Lellouche n’a rien inventé : sur la circulaire qui ciblait nommément les Roms, contredisant le principe constitutionnel de non discrimination, les ministres concernés et Xavier Bertrand ont commencé par assumer le propos… avant que Hervé Morin, Fadela Amara et tous ceux qui étaient disponibles qualifient de « maladresse ». Un peu comme une grand-mère qui, laissant échapper un mot nostalgique sur les colonies se ravise, « pardon, j’ai dit une bêtise ».

Place au couplet anti-Europe

À ceci près que la cohérence du discours ne laisse pas de doute : chacun de ceux qui s’expriment sur ce dossier (à commencer par le secrétaire d’État en charge des Affaires européennes) le fait avec l’aval de l’Élysée et des mots choisis. Les « éléments de langage » (ou « wording » pour les initiés) sont méthodiquement répandu sur toutes les ondes : il ne faut qu’aucun Français n’en rate une miette de cette « maladresse » qui envoie les Roms au rayon des « menaces à la sécurité ». L’important est que l’électorat que veut reconquérir Nicolas Sarkozy, à la droite de la droite, sache que le gouvernement n’hésite pas à pointer les responsables.

Et, à ce titre, l’intervention de la commissaire européenne est une aubaine : « Bruxelles », cette antre réputée mystérieuse aux lois iniques a jeté l’opprobre sur la pauvre France… Le Front national n’aurait pas écrit meilleur scénario.

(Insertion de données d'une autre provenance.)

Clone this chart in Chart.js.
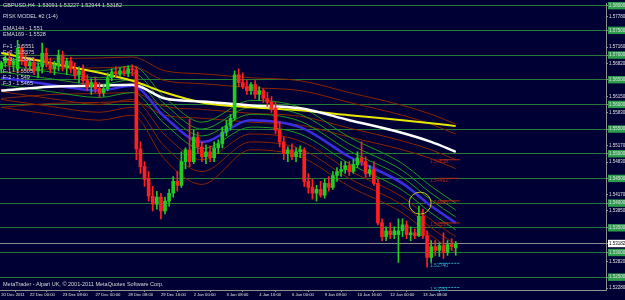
<!DOCTYPE html>
<html><head><meta charset="utf-8">
<script src="https://cdn.jsdelivr.net/npm/chart.js@4/dist/chart.umd.min.js"></script>
<style>html,body{margin:0;padding:0;background:#000035;}canvas{display:block}</style>
</head><body>
<canvas id="c" width="625" height="300"></canvas>
<script>
// ---- candle data (GBPUSD H4) ----
const opens=[1.5672,1.5684,1.5694,1.5680,1.5672,1.5714,1.5688,1.5678,1.5684,1.5668,1.5676,1.5704,1.5684,1.5672,1.5680,1.5700,1.5676,1.5688,1.5672,1.5660,1.5668,1.5648,1.5636,1.5644,1.5632,1.5624,1.5632,1.5654,1.5666,1.5662,1.5668,1.5664,1.5672,1.5670,1.5510,1.5474,1.5448,1.5414,1.5398,1.5412,1.5384,1.5404,1.5420,1.5444,1.5436,1.5484,1.5508,1.5484,1.5534,1.5514,1.5494,1.5504,1.5492,1.5512,1.5520,1.5544,1.5556,1.5572,1.5660,1.5644,1.5636,1.5628,1.5640,1.5620,1.5628,1.5612,1.5604,1.5592,1.5548,1.5524,1.5500,1.5508,1.5494,1.5504,1.5508,1.5444,1.5432,1.5420,1.5428,1.5416,1.5440,1.5432,1.5456,1.5464,1.5468,1.5476,1.5464,1.5478,1.5492,1.5484,1.5460,1.5468,1.5440,1.5360,1.5332,1.5344,1.5336,1.5336,1.5344,1.5356,1.5336,1.5340,1.5334,1.5374,1.5334,1.5290,1.5312,1.5304,1.5314,1.5300,1.5316,1.53091];
const highs=[1.5688,1.5700,1.5708,1.5694,1.5730,1.5720,1.5704,1.5688,1.5694,1.5684,1.5724,1.5714,1.5694,1.5688,1.5710,1.5708,1.5694,1.5696,1.5684,1.5676,1.5680,1.5660,1.5652,1.5656,1.5644,1.5640,1.5664,1.5672,1.5676,1.5674,1.5676,1.5678,1.5680,1.5676,1.5524,1.5484,1.5464,1.5434,1.5424,1.5420,1.5412,1.5428,1.5454,1.5464,1.5504,1.5512,1.5570,1.5548,1.5544,1.5524,1.5518,1.5516,1.5524,1.5528,1.5554,1.5568,1.5580,1.5668,1.5672,1.5664,1.5648,1.5644,1.5648,1.5636,1.5632,1.5624,1.5616,1.5604,1.5564,1.5534,1.5514,1.5520,1.5512,1.5516,1.5512,1.5460,1.5448,1.5436,1.5444,1.5448,1.5454,1.5464,1.5472,1.5484,1.5484,1.5484,1.5488,1.5504,1.5524,1.5494,1.5476,1.5484,1.5448,1.5368,1.5352,1.5360,1.5352,1.5368,1.5368,1.5364,1.5352,1.5348,1.5394,1.5388,1.5344,1.5324,1.5324,1.5320,1.5340,1.5324,1.5328,1.53227];
const lows=[1.5664,1.5676,1.5672,1.5668,1.5668,1.5680,1.5672,1.5672,1.5660,1.5654,1.5664,1.5676,1.5664,1.5660,1.5668,1.5668,1.5660,1.5664,1.5652,1.5644,1.5640,1.5628,1.5620,1.5624,1.5614,1.5616,1.5628,1.5648,1.5656,1.5656,1.5658,1.5656,1.5658,1.5488,1.5460,1.5434,1.5404,1.5384,1.5388,1.5368,1.5378,1.5394,1.5412,1.5424,1.5432,1.5470,1.5474,1.5480,1.5500,1.5484,1.5480,1.5484,1.5484,1.5500,1.5512,1.5536,1.5548,1.5568,1.5636,1.5632,1.5620,1.5620,1.5612,1.5608,1.5604,1.5596,1.5584,1.5540,1.5514,1.5488,1.5484,1.5488,1.5484,1.5492,1.5434,1.5420,1.5408,1.5404,1.5412,1.5410,1.5424,1.5428,1.5444,1.5454,1.5460,1.5456,1.5460,1.5472,1.5476,1.5452,1.5454,1.5436,1.5356,1.5324,1.5324,1.5328,1.5328,1.5280,1.5332,1.5328,1.5324,1.5328,1.5332,1.5328,1.5270,1.5280,1.5294,1.5292,1.5288,1.5294,1.5304,1.52944];
const closes=[1.5684,1.5694,1.5680,1.5688,1.5714,1.5688,1.5678,1.5684,1.5668,1.5676,1.5704,1.5684,1.5672,1.5680,1.5700,1.5676,1.5688,1.5672,1.5660,1.5668,1.5648,1.5636,1.5644,1.5632,1.5624,1.5632,1.5654,1.5666,1.5662,1.5668,1.5664,1.5672,1.5670,1.5510,1.5474,1.5448,1.5414,1.5398,1.5412,1.5384,1.5404,1.5420,1.5444,1.5436,1.5484,1.5508,1.5484,1.5534,1.5514,1.5494,1.5504,1.5492,1.5512,1.5520,1.5544,1.5556,1.5572,1.5660,1.5644,1.5636,1.5628,1.5640,1.5620,1.5628,1.5612,1.5604,1.5592,1.5548,1.5524,1.5500,1.5508,1.5494,1.5504,1.5508,1.5444,1.5432,1.5420,1.5428,1.5416,1.5440,1.5432,1.5456,1.5464,1.5468,1.5476,1.5464,1.5478,1.5492,1.5484,1.5460,1.5468,1.5440,1.5360,1.5332,1.5344,1.5336,1.5344,1.5344,1.5356,1.5336,1.5340,1.5334,1.5374,1.5334,1.5290,1.5312,1.5304,1.5314,1.5300,1.5316,1.5312,1.53182];

// ---- x axis ----
const dateTickIdx=[0,7,15,23,31,39,47,55,63,71,79,87,95,103];
const dateTickLabels=["20 Dec 2011","22 Dec 00:00","23 Dec 08:00","27 Dec 00:00","28 Dec 08:00","29 Dec 16:00","2 Jan 00:00","3 Jan 08:00","4 Jan 16:00","6 Jan 00:00","9 Jan 08:00","10 Jan 16:00","12 Jan 00:00","13 Jan 08:00"];

// ---- y axis ----
const priceTicks=[1.5778,1.5716,1.5682,1.5615,1.5583,1.5517,1.5483,1.5417,1.5385,1.5282,1.5228];
const levelLines=[1.5800,1.5750,1.5700,1.5650,1.5600,1.5550,1.5500,1.5450,1.5400,1.5350,1.5300,1.5250];
const lastPrice=1.53182;

// ---- indicator lines (sampled at bar index) ----
const bandIdx=[0,12,24,32,40,49,61,73,85,98,105,111];
const emaYellow=[1.5704,1.5684,1.5664,1.5648,1.5624,1.5604,1.5594,1.5588,1.5578,1.5568,1.5562,1.5556];
const emaWhite=[1.5628,1.5636,1.5638,1.5640,1.5612,1.5606,1.5598,1.5592,1.5568,1.5542,1.5524,1.5504];
const emaBlue=[1.5654,1.5640,1.5628,1.5638,1.5574,1.5524,1.5568,1.5554,1.5494,1.5440,1.5394,1.5360];
const green1=[1.5694,1.5680,1.5668,1.5678,1.5614,1.5564,1.5608,1.5594,1.5534,1.5480,1.5434,1.5400];
const green2=[1.5680,1.5666,1.5654,1.5664,1.5600,1.5550,1.5594,1.5580,1.5520,1.5466,1.5420,1.5386];
const green3=[1.5666,1.5652,1.5640,1.5650,1.5586,1.5536,1.5580,1.5566,1.5506,1.5452,1.5406,1.5372];
const green4=[1.5640,1.5626,1.5614,1.5624,1.5560,1.5510,1.5554,1.5540,1.5480,1.5426,1.5380,1.5346];
const redLow1=[1.5626,1.5612,1.5600,1.5610,1.5538,1.5488,1.5540,1.5526,1.5466,1.5412,1.5366,1.5332];
const redLow2=[1.5610,1.5596,1.5584,1.5594,1.5514,1.5464,1.5524,1.5510,1.5450,1.5396,1.5350,1.5316];
const redLow3=[1.5594,1.5580,1.5568,1.5578,1.5488,1.5438,1.5508,1.5494,1.5434,1.5380,1.5334,1.5300];
const redUp1=[1.5684,1.5692,1.5694,1.5696,1.5668,1.5662,1.5654,1.5648,1.5624,1.5598,1.5580,1.5560];
const redUp2=[1.5664,1.5672,1.5674,1.5676,1.5648,1.5642,1.5634,1.5628,1.5604,1.5578,1.5560,1.5540];
const redUp3=[1.5612,1.5620,1.5622,1.5624,1.5596,1.5590,1.5582,1.5576,1.5552,1.5526,1.5508,1.5488];
const redUp4=[1.5594,1.5602,1.5604,1.5606,1.5578,1.5572,1.5564,1.5558,1.5534,1.5508,1.5490,1.5470];

// ---- chart objects / texts ----
const objPrices=[1.54838,1.54462,1.54005,1.53558,1.52740,1.52251];
const objLabels=["1.54838","1.54462","1.54005","1.53558","1.52740","1.52251"];
const infoLines=["GBPUSD,H4  1.53091 1.53227 1.52944 1.53182","RISK MODEL #2 (1-4)","EMA144 - 1.551","EMA169 - 1.5528","F+1 - 1.5551","F+2 - 1.5575","F+3 - 1.5602","F-1 - 1.5505","F-2 - 1.549","F-3 - 1.5465"];
const footer="MetaTrader - Alpari UK, \u00a9 2001-2011 MetaQuotes Software Corp.";

const UP='#22cc22', DOWN='#ff2020';
const idx=opens.map((_,i)=>i);
const candleColor=idx.map(i=>closes[i]>=opens[i]?UP:DOWN);
const allYTicks=[...priceTicks,...levelLines,lastPrice];

function lineDs(arr,color,width,order){
  return {type:'line',data:bandIdx.map((x,k)=>({x,y:arr[k]})),borderColor:color,borderWidth:width,pointRadius:0,cubicInterpolationMode:'monotone',order};
}

const bgPlugin={id:'bg',beforeDraw(c){const x=c.ctx;x.save();x.fillStyle='#000035';x.fillRect(0,0,c.width,c.height);x.restore();}};
const txtPlugin={id:'txt',afterDraw(c){
  const x=c.ctx, xs=c.scales.x, ys=c.scales.y;
  x.save();
  x.font='5.5px "Liberation Sans"';x.fillStyle='#d8d8d8';x.textBaseline='middle';x.textAlign='left';
  const ypos=[5,16,28,34,46,52,59,71,77,83];
  infoLines.forEach((t,k)=>x.fillText(t,3,ypos[k]));
  x.fillText(footer,3,284);
  objPrices.forEach((p,k)=>{
    const py=ys.getPixelForValue(p);
    const col=k<4?'#b02a10':'#2aa8c0';
    x.fillStyle=col;x.font='5px "Liberation Sans"';
    x.fillText(objLabels[k],xs.getPixelForValue(104.7),py);
    x.strokeStyle=col;x.lineWidth=1;x.setLineDash(k<4?[]:[2,1]);
    x.beginPath();x.moveTo(xs.getPixelForValue(107),py-2);x.lineTo(xs.getPixelForValue(112),py-2);x.stroke();
  });
  x.setLineDash([]);
  x.strokeStyle='#c8c020';x.lineWidth=1;
  x.beginPath();x.arc(xs.getPixelForValue(102.3),ys.getPixelForValue(1.5400),11,0,Math.PI*2);x.stroke();
  x.restore();
}};

new Chart(document.getElementById('c'),{
  type:'bar',
  data:{datasets:[
    {data:idx.map(i=>({x:i,y:[lows[i],highs[i]]})),backgroundColor:candleColor,barThickness:1,grouped:false,order:0},
    {data:idx.map(i=>({x:i,y:[opens[i],closes[i]]})),backgroundColor:candleColor,barThickness:3,minBarLength:1,grouped:false,order:0},
    lineDs(redUp1,'#8b2400',1,5),lineDs(redUp2,'#8b2400',1,5),lineDs(redUp3,'#8b2400',1,5),lineDs(redUp4,'#8b2400',1,5),
    lineDs(redLow1,'#8b2400',1,5),lineDs(redLow2,'#8b2400',1,5),lineDs(redLow3,'#8b2400',1,5),
    lineDs(green1,'#1f9a1f',1,4),lineDs(green2,'#1f9a1f',1,4),lineDs(green3,'#1f9a1f',1,4),lineDs(green4,'#1f9a1f',1,4),
    lineDs(emaBlue,'#3a2ee0',2.5,3),lineDs(emaYellow,'#e8e800',2,2),lineDs(emaWhite,'#ffffff',2.5,1)
  ]},
  options:{
    responsive:false,animation:false,
    layout:{padding:0},
    plugins:{legend:{display:false},tooltip:{enabled:false}},
    scales:{
      x:{type:'linear',min:-0.3,max:147.7,offset:false,
        afterBuildTicks:s=>{s.ticks=dateTickIdx.map(v=>({value:v}));},
        afterFit:s=>{s.height=10;},
        grid:{drawOnChartArea:false,drawTicks:true,tickLength:2,color:'#909090'},
        border:{display:true,color:'#909090'},
        ticks:{autoSkip:false,maxRotation:0,align:'start',padding:0,color:'#e0e0e0',font:{size:4.2,family:'Liberation Sans'},
          callback:v=>{const k=dateTickIdx.indexOf(v);return k>=0?dateTickLabels[k]:'';}}
      },
      y:{position:'right',min:1.5224,max:1.5804,
        afterBuildTicks:s=>{s.ticks=allYTicks.map(v=>({value:v}));},
        afterFit:s=>{s.width=19;},
        grid:{drawTicks:true,tickLength:2,lineWidth:1,tickColor:'#909090',
          color:ctx=>levelLines.includes(ctx.tick.value)?'#267a34':(ctx.tick.value===lastPrice?'#8a8a8a':'rgba(0,0,0,0)')},
        border:{display:true,color:'#909090'},
        ticks:{autoSkip:false,padding:1,font:{size:4.5,family:'Liberation Sans'},
          color:ctx=>ctx.tick.value===lastPrice?'#000000':'#e0e0e0',
          showLabelBackdrop:ctx=>levelLines.includes(ctx.tick.value)||ctx.tick.value===lastPrice,
          backdropColor:ctx=>ctx.tick.value===lastPrice?'#ffffff':'#2e9e4e',
          backdropPadding:{top:1,bottom:1,left:1,right:4},
          callback:v=>v.toFixed(5)}
      }
    }
  },
  plugins:[bgPlugin,txtPlugin]
});
</script>
</body></html>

C’est une cabale, un complot contre le pays dans lequel, Jean-François Copé l’a souligné sur France info, des eurodéputés français « trahissent leur pays ». Après le tournant sécurité, ce refrain anti-système ne déplaira pas aux électeurs d’extrême droite dans le cœur desquels ce nouveau Nicolas Sarkozy retrouve une place : de 31,90% de sympathisants FN favorable au président en août, la cote de popularité atteint dans un sondage Ipsos pour Le Point 52,4% de satisfait.

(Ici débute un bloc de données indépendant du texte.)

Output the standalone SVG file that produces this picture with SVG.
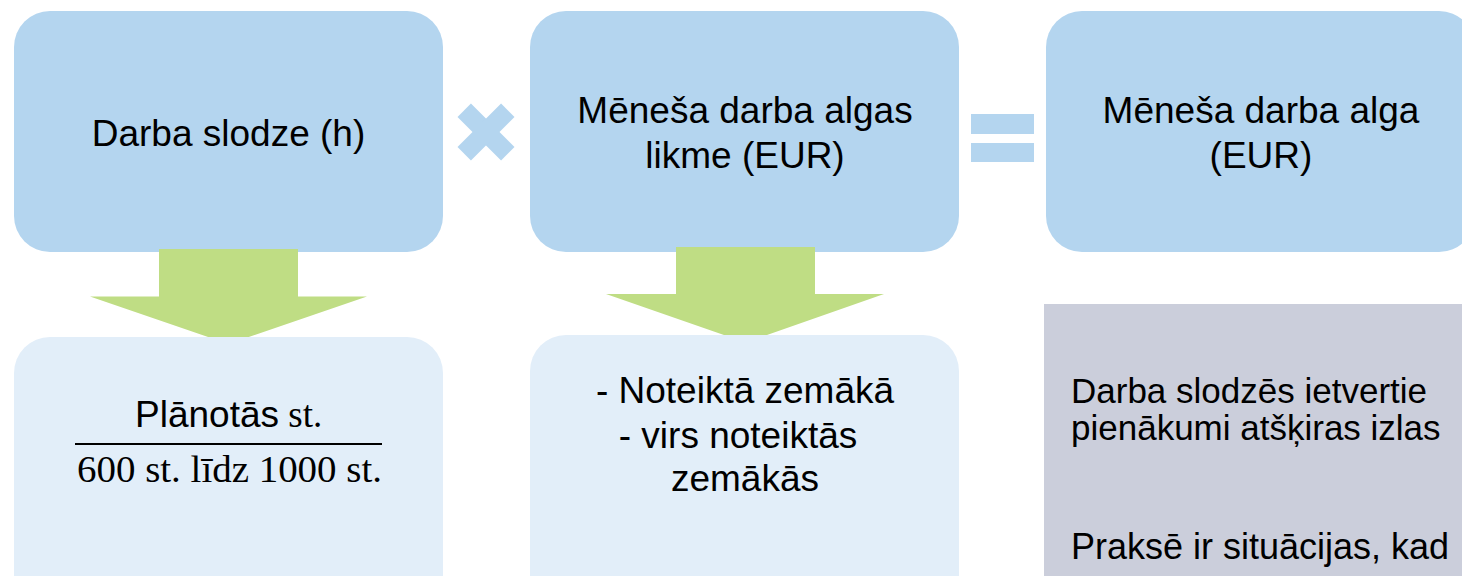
<svg xmlns="http://www.w3.org/2000/svg" width="1462" height="576" viewBox="0 0 1462 576">
<style>
.top{fill:#B4D5EF}
.bot{fill:#E2EEF9}
.arr{fill:#BFDD84}
.op{fill:#B4D5EF}
.t{font-family:"Liberation Sans",Arial,sans-serif;font-size:37px;fill:#000;text-anchor:middle}
.tl{font-family:"Liberation Sans",Arial,sans-serif;font-size:36px;fill:#000}
.m{font-family:"Liberation Serif","Times New Roman",serif;font-size:37px;fill:#000}
</style>
<rect width="1462" height="576" fill="#fff"/>
<g id="box-slodze">
<rect class="top" x="14" y="11" width="429" height="241" rx="36"/>
<text class="t" x="228.5" y="146">Darba slodze (h)</text>
</g>
<g id="box-likme">
<rect class="top" x="530" y="11" width="429" height="241" rx="36"/>
<text class="t" x="745" y="123">Mēneša darba algas</text>
<text class="t" x="745" y="168">likme (EUR)</text>
</g>
<g id="box-alga">
<rect class="top" x="1046" y="11" width="429" height="241" rx="36"/>
<text class="t" x="1261" y="123">Mēneša darba alga</text>
<text class="t" x="1261" y="168">(EUR)</text>
</g>
<g id="op-times">
<rect class="op" x="455.2" y="122.5" width="61.6" height="19" transform="rotate(45 486 132)"/>
<rect class="op" x="455.2" y="122.5" width="61.6" height="19" transform="rotate(-45 486 132)"/>
</g>
<g id="op-equals">
<rect class="op" x="971" y="114" width="63" height="20"/>
<rect class="op" x="971" y="143" width="63" height="19"/>
</g>
<g id="connectors">
<polygon class="arr" points="159,249 298,249 298,296.5 367,296.5 228.5,344 90,296.5 159,296.5"/>
<polygon class="arr" points="676,247 815,247 815,294 884,294 745.5,342.5 606,294 676,294"/>
</g>
<g id="box-stundas">
<rect class="bot" x="14" y="337" width="429" height="280" rx="36"/>
<text x="135" y="427"><tspan class="tl" style="font-size:37px">Plānotās</tspan><tspan class="m"> st.</tspan></text>
<rect x="75" y="443" width="307" height="2" fill="#000"/>
<text class="m" x="77" y="482" textLength="305" lengthAdjust="spacingAndGlyphs">600 st. līdz 1000 st.</text>
</g>
<g id="box-zemaka">
<rect class="bot" x="530" y="335" width="429" height="280" rx="36"/>
<text class="t" x="745" y="403">- Noteiktā zemākā</text>
<text class="t" x="738" y="448">- virs noteiktās</text>
<text class="t" x="745" y="491">zemākās</text>
</g>
<g id="box-piezime">
<rect x="1044" y="304" width="440" height="290" fill="#CBCEDB"/>
<text class="tl" x="1071" y="403" style="font-size:35px">Darba slodzēs ietvertie</text>
<text class="tl" x="1071" y="440" style="font-size:35px">pienākumi atšķiras izlas</text>
<text class="tl" x="1071" y="559">Praksē ir situācijas, kad</text>
</g>
</svg>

Lellouche : arme de provocation massive

Dans ce discours de reconquête des marges droitières, Pierre Lellouche pourrait aussi jouer un rôle. Depuis son entrée en poste, il s’est fait remarquer pour son habileté à alterner sorties fracassantes et discours policé : homme de confiance du président de la République, beaucoup de journalistes ont constaté, au fil des voyages à l’étranger avec le secrétaire d’État, des déclarations sans équivoque sur la Turquie ou d’autres sujets sensibles que ses discours « officiels » contredisaient totalement. Pour preuve, Viviane Reding a pris le temps et l’énergie de reprocher ses manières lors des discussions à Bruxelles sur la question des Roms, chose rare. Lellouche avait déclaré à la presse que la France n’était « pas à l’école » et ne méritait, à ce titre pas de « leçons » de la commission. À ceci près que le livre de leçons a été validé par Nicolas Sarkozy fin 2008.

Une hypocrisie que ne réprouve en rien le président de la République. Au contraire : dans les services du ministère des Affaires étrangères, le nom du secrétaire d’État circule comme le candidat le plus sérieux à la tête du Quai d’Orsay dans le prochain gouvernement. Il serait certainement plus dans le ton du chef de l’État, qui vient d’inviter Viviane Reding à accueillir les Roms au Luxembourg (son pays d’origine), que le translucide Bernard Kouchner. Tant qu’à foncer vers 2012 en serrant à droite, autant bien choisir son klaxon.